Neste sentido, a máquina[6] desejante capitalista é posterior à máquina celibatária e à máquina paranóica, respectivamente, definidas por que nasce uma nova humanidade, sujeito produzido que resta, o esquizofrênico situa-se no limite do capitalismo; com seus suplícios, as sombras e suas leis que suplicia e mata; pelo clamor suspenso entre vida e morte intenso sentimento de passagem, falam-se de delírios, alucinações.
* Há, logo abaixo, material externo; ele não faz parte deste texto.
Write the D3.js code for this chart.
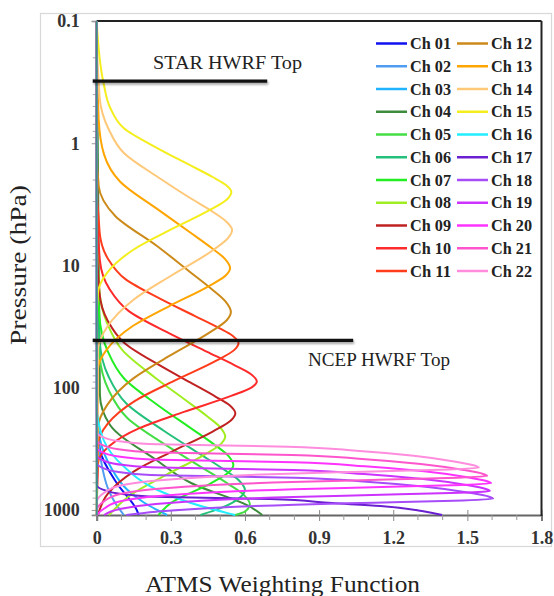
<!DOCTYPE html>
<html><head><meta charset="utf-8">
<script src="https://cdn.jsdelivr.net/npm/d3@7"></script>
<style>body{margin:0;background:#fff}</style>
</head><body>
<svg id="chart" width="554" height="596"></svg>
<script>
// ---------------- DATA ----------------
const channels = ["Ch 01","Ch 02","Ch 03","Ch 04","Ch 05","Ch 06","Ch 07","Ch 08","Ch 09","Ch 10","Ch 11",
                  "Ch 12","Ch 13","Ch 14","Ch 15","Ch 16","Ch 17","Ch 18","Ch 19","Ch 20","Ch 21","Ch 22"];
const colors = ["#1010f0","#4f9cf0","#20b4ff","#3c8c3c","#44dd44","#22c07a","#22ee22","#a0ee22","#c02222","#ff2a2a","#ff3c1c",
                "#cc8a1a","#ffa500","#ffc878","#f4ee1c","#22eeff","#6a1fd0","#a64cf8","#cc33ff","#ff33ff","#ff55cc","#ff8cdc"];
// pressure levels (hPa) for each channel's weighting function
const pressures = [
  [0.1,167,323,602,1001,1100],
  [0.1,138.6,267.8,445.4,687,877.7,1100],
  [0.1,138.6,267.8,445.4,687,877.7,1100],
  [0.1,114.8,201.9,390.4,602.2,946.2,1100],
  [0.1,11.6,54.89,106.3,176.9,294,452.5,614.7,753.2,900,1026.9,1100],
  [0.1,8.843,41.84,81.02,134.8,224.1,344.9,468.5,574.1,686,782.7,963.1,1100],
  [0.1,5.517,26.1,50.55,84.1,139.8,215.2,292.3,358.2,428,488.3,600.9,875.7,1100],
  [0.1,3.235,15.31,29.64,49.32,82.0,126.2,171.4,210.1,251,286.4,352.4,513.5,748.2,1100],
  [0.1,4.687,16.59,28.41,43.01,65.09,92.6,118.7,140.1,162,184.8,227.4,331.5,482.9,744.9,1085],
  [0.1,2.575,9.114,15.61,23.63,35.76,50.87,65.22,76.99,89,98.9,116.7,157.8,213.3,301.6,407.7,1100],
  [0.1,1.716,5.418,8.841,12.88,18.77,25.84,32.42,37.71,43,49.06,60.37,87.98,128.2,197.7,288.1,1100],
  [0.1,1.073,2.237,3.934,6.924,11.19,15.71,19.7,24,27.94,35.45,54.67,84.31,138.7,214,1100],
  [0.1,0.1353,0.6404,1.24,2.063,3.43,5.279,7.172,8.787,10.5,11.98,14.74,21.48,31.3,48.28,70.35,1100],
  [0.1,0.1078,0.427,0.764,1.202,1.889,2.805,3.65,4.408,5.124,5.957,7.754,12.19,19.15,31.85,50.05,1100],
  [0.1,0.316,0.515,0.75,1.094,1.506,1.889,2.195,2.506,2.858,3.516,5.124,7.47,11.5,16.8,30,1100],
  [0.1,138.6,267.8,445.4,687,877.7,1100],
  [0.1,625,700,755,784,814,878,928.5,1020,1100],
  [0.1,410.6,459.7,495.8,519.7,544.7,587.3,645.5,722.6,779.1,809,840.1,872.3,905.8,958.5,1033.4,1100],
  [0.1,355.3,397.7,429.0,449.7,471.3,508.2,558.5,625.2,674.1,700,726.9,754.8,783.7,829.4,894.2,982.5,1100],
  [0.1,307.1,343.8,370.7,388.7,407.3,439.2,482.7,540.4,582.6,605,628.2,652.4,677.4,716.8,772.8,849.2,968.7,1100],
  [0.1,267.5,299.4,322.9,338.5,354.8,382.6,420.5,470.7,507.5,527,547.2,568.3,590.0,624.4,673.2,739.7,843.8,1018.6,1100],
  [0.1,228.9,256.3,276.4,289.7,303.7,327.4,359.9,402.8,434.3,451,468.3,486.3,504.9,534.3,576.1,633.0,722.1,871.7,1100]
];
// weighting function values for each channel
const weights = [
  [0,0,0.013,0.081,0.162,0.17],
  [0,0,0.006,0.022,0.048,0.075,0.11],
  [0,0,0.014,0.057,0.125,0.194,0.285],
  [0,0.013,0.054,0.241,0.382,0.623,0.67],
  [0,0,0.012,0.05,0.124,0.279,0.428,0.533,0.595,0.62,0.601,0.56],
  [0,0,0.012,0.048,0.12,0.27,0.414,0.516,0.576,0.6,0.582,0.504,0.42],
  [0,0,0.011,0.045,0.111,0.249,0.382,0.476,0.531,0.553,0.536,0.465,0.301,0.25],
  [0,0,0.01,0.042,0.104,0.234,0.359,0.447,0.499,0.52,0.504,0.437,0.283,0.14,0.05],
  [0,0,0.011,0.045,0.112,0.252,0.387,0.482,0.539,0.561,0.544,0.471,0.306,0.151,0.043,0.006],
  [0,0,0.013,0.052,0.13,0.292,0.447,0.557,0.622,0.648,0.629,0.544,0.353,0.175,0.05,0.006,0],
  [0,0,0.012,0.046,0.115,0.258,0.396,0.494,0.551,0.574,0.557,0.482,0.313,0.155,0.044,0.006,0],
  [0,0,0.008,0.075,0.244,0.375,0.467,0.521,0.543,0.527,0.456,0.296,0.147,0.042,0.005,0],
  [0,0,0.008,0.03,0.095,0.243,0.373,0.464,0.518,0.54,0.524,0.454,0.294,0.146,0.042,0.005,0],
  [0,0,0.012,0.048,0.11,0.247,0.378,0.471,0.526,0.548,0.532,0.46,0.299,0.148,0.042,0.005,0],
  [0,0.027,0.055,0.109,0.245,0.376,0.469,0.523,0.545,0.529,0.458,0.297,0.147,0.042,0.005,0,0],
  [0,0,0.028,0.112,0.246,0.381,0.56],
  [0,0,0.042,0.14,0.28,0.7,0.952,1.148,1.316,1.398],
  [0,0,0.032,0.112,0.257,0.802,1.091,1.331,1.508,1.588,1.604,1.444,1.123,0.802,0.481,0.241,0.12],
  [0,0,0.032,0.111,0.255,0.796,1.082,1.321,1.496,1.575,1.591,1.432,1.114,0.796,0.477,0.239,0.095,0.03],
  [0,0,0.032,0.112,0.255,0.798,1.085,1.325,1.5,1.58,1.596,1.436,1.117,0.798,0.479,0.239,0.096,0.032,0],
  [0,0,0.032,0.111,0.253,0.79,1.074,1.311,1.485,1.564,1.58,1.422,1.106,0.79,0.474,0.237,0.095,0.032,0,0],
  [0,0,0.031,0.108,0.247,0.773,1.051,1.283,1.453,1.531,1.546,1.391,1.082,0.773,0.464,0.232,0.093,0.031,0,0]
];
const xTicks = [0,0.3,0.6,0.9,1.2,1.5,1.8];
const xTickLabels = ["0","0.3","0.6","0.9","1.2","1.5","1.8"];
const yTicks = [0.1,1,10,100,1000];
const yTickLabels = ["0.1","1","10","100","1000"];
const topNames = ["STAR HWRF Top","NCEP HWRF Top"];
const topPressures = [0.31,41];

// ---------------- LAYOUT ----------------
const W = 554, H = 596;
const L = 96.7, R = 541.5, T = 21, B = 515;
const svg = d3.select("#chart");
const serif = "'Liberation Serif','Times New Roman',serif";

svg.append("rect").attr("width",W).attr("height",H).attr("fill","#fff");
svg.append("rect").attr("x",40.5).attr("y",13.5).attr("width",511).attr("height",533)
   .attr("fill","none").attr("stroke","#d8d8d8").attr("stroke-width",1.2);

const x = d3.scaleLinear().domain([0,1.8]).range([L,R]);
const y = d3.scaleLog().domain([0.1,1100]).range([T,B]);

const defs = svg.append("defs");
defs.append("clipPath").attr("id","plotclip").append("rect")
  .attr("x",L-1).attr("y",T-1).attr("width",R-L+2).attr("height",B-T+2);
defs.append("filter").attr("id","blur").attr("filterUnits","userSpaceOnUse")
  .attr("x",0).attr("y",0).attr("width",W).attr("height",H)
  .append("feGaussianBlur").attr("stdDeviation",1.3);

// axes
const xAxis = d3.axisBottom(x).tickValues(xTicks).tickFormat((d,i)=>xTickLabels[i]).tickSize(6).tickPadding(10);
const gx = svg.append("g").attr("transform",`translate(0,${B})`).call(xAxis);
gx.select(".domain").attr("stroke","#666").attr("stroke-width",2);
gx.selectAll(".tick line").attr("stroke","#888").attr("y1",-5);
gx.selectAll("text").attr("font-family",serif).attr("font-size",18).attr("font-weight","bold").attr("fill","#333");
const xMinor = d3.range(1,18).map(i=>i*0.1).filter(v=>Math.abs(v/0.3-Math.round(v/0.3))>0.01);
svg.append("g").selectAll("line").data(xMinor).join("line")
  .attr("x1",d=>x(d)).attr("x2",d=>x(d)).attr("y1",B).attr("y2",B+5).attr("stroke","#999");

const yAxis = d3.axisLeft(y).tickValues(yTicks).tickFormat((d,i)=>yTickLabels[i]).tickSize(5).tickPadding(12);
const gy = svg.append("g").attr("transform",`translate(${L},0)`).call(yAxis);
gy.select(".domain").attr("stroke","#777").attr("stroke-width",1.5);
gy.selectAll(".tick line").attr("stroke","#999");
gy.selectAll("text").attr("font-family",serif).attr("font-size",18).attr("font-weight","bold").attr("fill","#333");
const yMinor = [];
[0.1,1,10,100].forEach(b=>{for(let k=2;k<=9;k++) yMinor.push(b*k);});
yMinor.push(1100);
svg.append("g").selectAll("line").data(yMinor).join("line")
  .attr("x1",L-4).attr("x2",L).attr("y1",d=>y(d)).attr("y2",d=>y(d)).attr("stroke","#aaa");

// plot frame top/right
svg.append("line").attr("x1",L).attr("x2",R).attr("y1",T).attr("y2",T).attr("stroke","#222").attr("stroke-width",2);
svg.append("line").attr("x1",R).attr("x2",R).attr("y1",T).attr("y2",B+1).attr("stroke","#222").attr("stroke-width",2);

// curves
const line = d3.line().x(d=>x(d[1])).y(d=>y(d[0])).curve(d3.curveMonotoneY);
const gc = svg.append("g").attr("clip-path","url(#plotclip)");
channels.forEach((c,i)=>{
  const pts = pressures[i].map((p,j)=>[p,weights[i][j]]);
  gc.append("path").attr("d",line(pts)).attr("fill","none")
    .attr("stroke",colors[i]).attr("stroke-width",2).attr("stroke-linejoin","round");
});
// axis line on top (curve tails run along it)
svg.append("line").attr("x1",L).attr("x2",L).attr("y1",T).attr("y2",B)
  .attr("stroke","#3a8f86").attr("stroke-width",2);

// HWRF top lines
const topEnds = [0.69,1.038];
topNames.forEach((n,i)=>{
  const yy = y(topPressures[i]);
  svg.append("line").attr("x1",L-3).attr("x2",x(topEnds[i])+1).attr("y1",yy+2).attr("y2",yy+2)
    .attr("stroke","#000").attr("stroke-opacity",0.35).attr("stroke-width",3.2).attr("filter","url(#blur)");
  svg.append("line").attr("x1",L-4).attr("x2",x(topEnds[i])).attr("y1",yy).attr("y2",yy)
    .attr("stroke","#111").attr("stroke-width",3.2);
});
svg.append("text").attr("x",153).attr("y",68.5).attr("font-family",serif).attr("font-size",18)
  .attr("textLength",149).attr("lengthAdjust","spacingAndGlyphs").attr("fill","#222").text(topNames[0]);
svg.append("text").attr("x",308).attr("y",366).attr("font-family",serif).attr("font-size",18)
  .attr("textLength",142).attr("lengthAdjust","spacingAndGlyphs").attr("fill","#222").text(topNames[1]);

// legend
const lg = svg.append("g");
channels.forEach((c,i)=>{
  const col = i < 11 ? 0 : 1, row = i % 11;
  const lx = col === 0 ? 376 : 457, ly = 43.5 + row*22.75;
  lg.append("line").attr("x1",lx).attr("x2",lx+31).attr("y1",ly).attr("y2",ly)
    .attr("stroke",colors[i]).attr("stroke-width",2.5);
  lg.append("text").attr("x",lx+34).attr("y",ly+5.5).attr("font-family",serif).attr("font-size",16)
    .attr("font-weight","bold").attr("fill","#222").attr("textLength",41).attr("lengthAdjust","spacingAndGlyphs").text(c);
});

// axis titles
svg.append("text").attr("x",145).attr("y",592).attr("font-family",serif).attr("font-size",23)
  .attr("textLength",275).attr("lengthAdjust","spacingAndGlyphs").attr("fill","#222").text("ATMS Weighting Function");
svg.append("text").attr("transform","translate(26,345) rotate(-90)").attr("font-family",serif).attr("font-size",23)
  .attr("textLength",160).attr("lengthAdjust","spacingAndGlyphs").attr("fill","#222").text("Pressure (hPa)");
</script>
</body></html>
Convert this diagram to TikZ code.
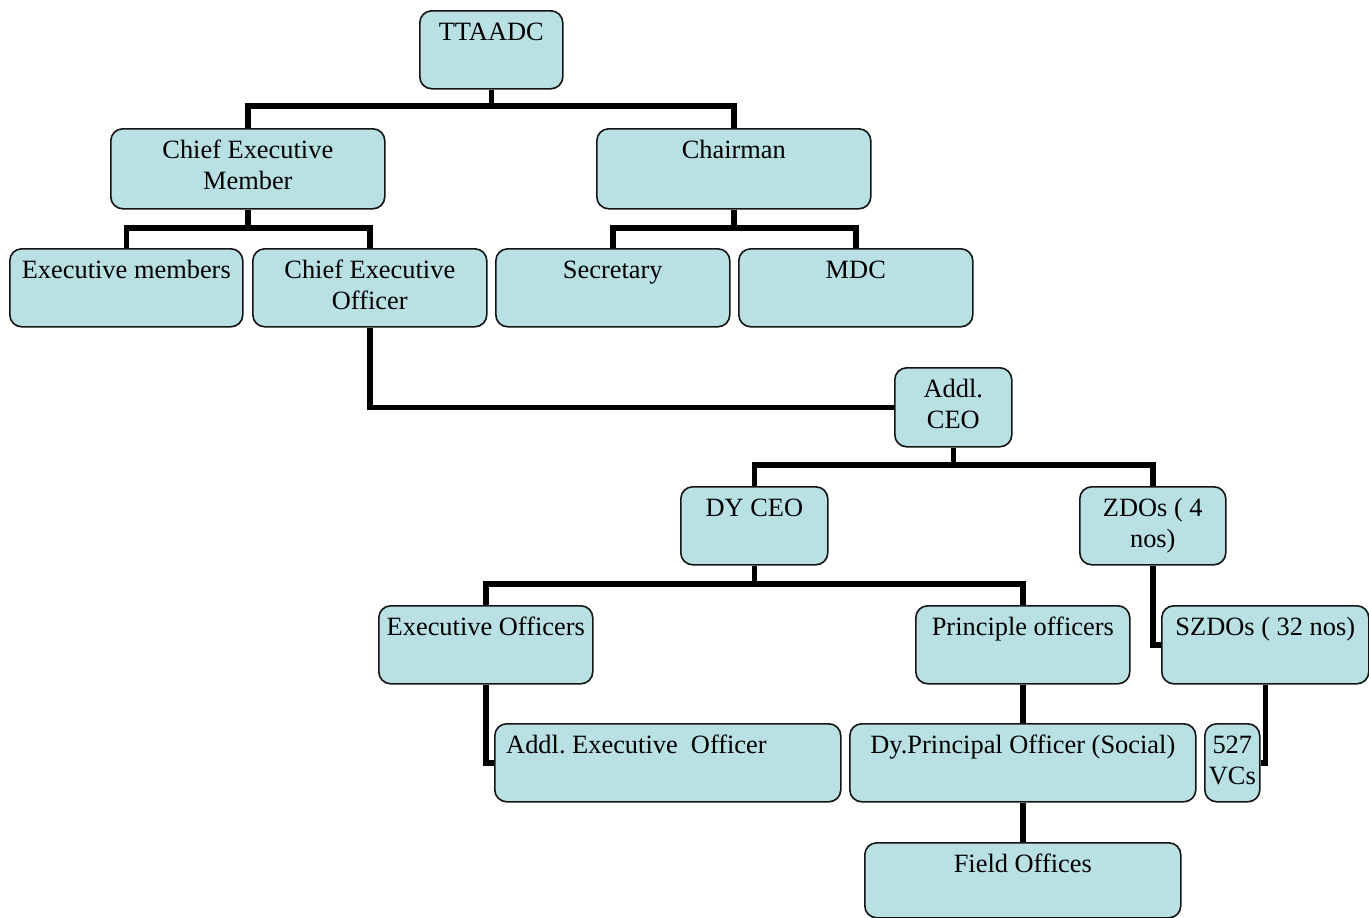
\documentclass[tikz,border=0pt]{standalone}
\usepackage{fontspec}
\setmainfont{Liberation Serif}
\usetikzlibrary{backgrounds}
\definecolor{boxfill}{RGB}{185,224,227}
\definecolor{boxline}{RGB}{20,20,20}
\frenchspacing
\tikzset{
  box/.style={draw=boxline, line width=1.6pt, fill=boxfill, rounded corners=12pt, inner sep=0pt, anchor=north west},
  lbl/.style={inner sep=0pt, align=center, font=\fontsize{26.4}{31}\selectfont},
  conn/.style={line width=5.5pt, line join=miter, draw=black}
}
\newcommand{\bx}[6]{%
  \node[box, minimum width={#4-#2}, minimum height={#5-#3}] (#1) at (#2,#3) {};
  \node[lbl, anchor=north] (#1-t) at ([yshift=-8.3pt]#1.north) {\strut #6};
}
\begin{document}
\begin{tikzpicture}[x=1pt,y=-1pt]
\useasboundingbox (0,0) rectangle (1369,918);
\bx{ttaadc}{419}{10}{562}{88}{TTAADC}
\bx{cem}{110}{128}{384}{208}{Chief Executive\\Member}
\bx{chair}{596}{128}{870}{208}{Chairman}
\bx{exm}{9}{248}{242}{326}{Executive members}
\bx{ceo}{252}{248}{486}{326}{Chief Executive\\Officer}
\bx{sec}{495}{248}{729}{326}{Secretary}
\bx{mdc}{738}{248}{972}{326}{MDC}
\bx{addl}{894}{367}{1011}{446}{Addl.\\CEO}
\bx{dyceo}{680}{486}{827}{564}{DY CEO}
\bx{zdo}{1079}{486}{1225}{564}{ZDOs ( 4\\nos)}
\bx{eo}{378}{605}{592}{683}{Executive Officers}
\bx{po}{915}{605}{1129}{683}{Principle officers}
\bx{szdo}{1161}{605}{1368}{683}{SZDOs ( 32 nos)}
\node[box, minimum width=346, minimum height=78] (aeo) at (494,723) {};
\node[lbl, anchor=north west] (aeo-t) at ([xshift=12pt,yshift=-8.3pt]aeo.north west) {\strut Addl.\ Executive\ \ Officer};
\bx{dpo}{849}{723}{1195}{801}{Dy.Principal Officer (Social)}
\bx{vcs}{1204}{723}{1259}{801}{527\\VCs}
\bx{fo}{864}{842}{1180}{917}{Field Offices}
\begin{pgfonlayer}{background}
\draw[conn] (ttaadc.south) -- (ttaadc.south |- 0,106);
\draw[conn] (cem.north) -- (cem.north |- 0,106) -| (chair.north);
\draw[conn] (cem.south) -- (cem.south |- 0,228);
\draw[conn] (exm.north) -- (exm.north |- 0,228) -| (ceo.north);
\draw[conn] (chair.south) -- (chair.south |- 0,228);
\draw[conn] (sec.north) -- (sec.north |- 0,228) -| (mdc.north);
\draw[conn] (ceo.south) |- (addl.west);
\draw[conn] (addl.south) -- (addl.south |- 0,465);
\draw[conn] (dyceo.north) -- (dyceo.north |- 0,465) -| (zdo.north);
\draw[conn] (dyceo.south) -- (dyceo.south |- 0,584);
\draw[conn] (eo.north) -- (eo.north |- 0,584) -| (po.north);
\draw[conn] (zdo.south) |- (szdo.west);
\draw[conn] (eo.south) |- (aeo.west);
\draw[conn] (po.south) -- (dpo.north);
\draw[conn] (dpo.south) -- (fo.north);
\draw[conn] (szdo.south) |- (vcs.east);
\end{pgfonlayer}
\end{tikzpicture}
\end{document}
Lewis Mumford criou a palavra ‘mega-máquina’: máquina social como entidade coletiva, mega-máquinas urbanas: ‘ilhas de calor’. A máquina humana é uma verdadeira máquina – combinação de elementos sólidos cada um dos quais com sua função especializada, funcionando sob controle humano para transmitir um movimento e executar um trabalho.
[1] A exterioridade da máquina de guerra nômade e sua interiorização pelo Estado, o êxodo de Moisés e seu povo e a relação da desterritorialização do homem com a terra: quando Moisés faz sua grande composição de deserto onde está exposto à influência nômade e recenseia as tribos especiais dos levitas. Cf.: Deleuze e Guattari em ‘Mil Platôs: Capitalismo e Esquizofrenia Vol. V’.
[2] Sobre a vida e obra de Edward Lorenz Cf.: Vitte e Guerra (Geografia Física no Brasil); Berge, Pomeau e Dubois-Gance (Dos Ritmos ao Caos).
[3] Espaço abstrato no qual os eixos representam as variáveis que caracterizam o sistema. Compreende duas regiões distintas, uma corresponde ao movimento positivo e outra ao negativo. Cf.: Prigogine (O Fim das Certezas) e Guattari (Caosmose).
[4] Geometria fractal, da natureza, diferente da euclidiana. Cf.: Gleick (Caos).
[5] A célula de Hadley – a relação entre pressões (temperatura) e os ventos em rotação (no globo) deslocando de área da alta pressão (30°) temperadas à área equatorial (0°), pode corresponder à máxima de Lorenz: “Does the flap of a butterfly’s wings in Brail set off a tornado in Texas?”
[6] A máquina é definida nesta abordagem por extrair, destacar e restar um fluxo, máquina que se define como sistema de cortes.